- **EXERCISE**: Collect every line in the records below that contains the word "code".

- **SUPPLIED ENTRIES**:
+ + + + + + +

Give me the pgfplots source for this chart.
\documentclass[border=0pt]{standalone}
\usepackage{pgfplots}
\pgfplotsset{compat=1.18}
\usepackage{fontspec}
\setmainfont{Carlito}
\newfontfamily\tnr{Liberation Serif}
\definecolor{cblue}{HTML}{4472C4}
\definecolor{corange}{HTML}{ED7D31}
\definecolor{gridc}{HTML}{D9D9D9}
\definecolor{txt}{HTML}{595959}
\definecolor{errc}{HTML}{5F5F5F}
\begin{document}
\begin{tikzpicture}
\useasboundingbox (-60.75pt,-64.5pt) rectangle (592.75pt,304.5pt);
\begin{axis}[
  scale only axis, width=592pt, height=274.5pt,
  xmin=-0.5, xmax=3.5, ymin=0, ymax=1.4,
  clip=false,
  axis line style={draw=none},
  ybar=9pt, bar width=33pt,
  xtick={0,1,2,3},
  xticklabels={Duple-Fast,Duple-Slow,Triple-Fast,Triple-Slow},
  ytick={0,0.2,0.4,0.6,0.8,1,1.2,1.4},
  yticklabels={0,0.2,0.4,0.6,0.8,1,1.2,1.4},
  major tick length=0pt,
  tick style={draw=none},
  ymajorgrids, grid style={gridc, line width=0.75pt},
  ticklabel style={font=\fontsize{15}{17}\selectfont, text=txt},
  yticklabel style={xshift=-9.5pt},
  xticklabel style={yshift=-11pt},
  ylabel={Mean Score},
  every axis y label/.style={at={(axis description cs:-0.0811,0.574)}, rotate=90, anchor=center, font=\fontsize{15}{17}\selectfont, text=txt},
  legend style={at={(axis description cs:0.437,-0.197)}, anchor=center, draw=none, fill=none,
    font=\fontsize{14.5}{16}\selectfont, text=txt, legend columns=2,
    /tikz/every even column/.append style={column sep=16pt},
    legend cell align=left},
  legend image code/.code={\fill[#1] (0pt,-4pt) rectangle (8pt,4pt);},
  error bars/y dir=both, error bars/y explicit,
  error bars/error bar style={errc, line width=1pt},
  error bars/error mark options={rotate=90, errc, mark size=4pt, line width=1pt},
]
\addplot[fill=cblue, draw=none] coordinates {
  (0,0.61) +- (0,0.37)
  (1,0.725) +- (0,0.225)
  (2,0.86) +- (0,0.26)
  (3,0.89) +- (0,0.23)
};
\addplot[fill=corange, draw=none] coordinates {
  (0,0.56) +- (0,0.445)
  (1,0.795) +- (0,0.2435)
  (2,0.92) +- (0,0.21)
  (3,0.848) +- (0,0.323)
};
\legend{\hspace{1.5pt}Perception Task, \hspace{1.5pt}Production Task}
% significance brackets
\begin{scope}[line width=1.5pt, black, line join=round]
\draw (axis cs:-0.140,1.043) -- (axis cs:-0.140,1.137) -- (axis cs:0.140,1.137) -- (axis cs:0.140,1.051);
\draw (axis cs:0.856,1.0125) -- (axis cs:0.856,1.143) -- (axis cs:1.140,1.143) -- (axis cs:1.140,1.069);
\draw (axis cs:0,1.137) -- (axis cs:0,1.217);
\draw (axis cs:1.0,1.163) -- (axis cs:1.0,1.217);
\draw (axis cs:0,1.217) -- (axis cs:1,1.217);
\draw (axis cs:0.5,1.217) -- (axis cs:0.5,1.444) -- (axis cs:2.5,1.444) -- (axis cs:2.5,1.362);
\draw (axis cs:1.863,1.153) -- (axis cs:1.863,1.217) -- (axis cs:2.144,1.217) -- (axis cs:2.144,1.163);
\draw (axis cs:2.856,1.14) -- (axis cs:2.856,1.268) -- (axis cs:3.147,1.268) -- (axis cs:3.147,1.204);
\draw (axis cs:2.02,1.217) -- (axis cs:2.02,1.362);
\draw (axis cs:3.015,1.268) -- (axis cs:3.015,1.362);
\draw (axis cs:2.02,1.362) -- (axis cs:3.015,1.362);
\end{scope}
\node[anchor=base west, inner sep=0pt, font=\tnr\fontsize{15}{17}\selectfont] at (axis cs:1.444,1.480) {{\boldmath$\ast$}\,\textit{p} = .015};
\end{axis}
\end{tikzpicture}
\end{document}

+ + + + + + +

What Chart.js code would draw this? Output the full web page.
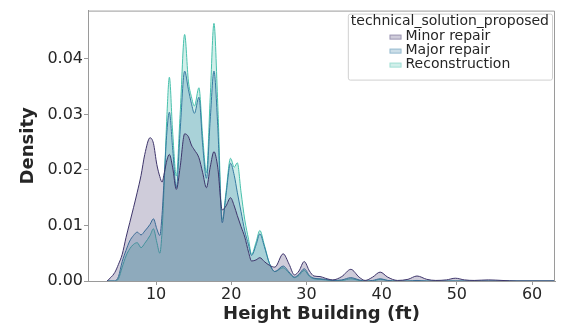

+ + + + + + +

- **ANSWER TO THIS PROBLEM**:
  legend image code/.code={\fill[#1] (0pt,-4pt) rectangle (8pt,4pt);},
What Chart.js code would draw this? Output the full web page.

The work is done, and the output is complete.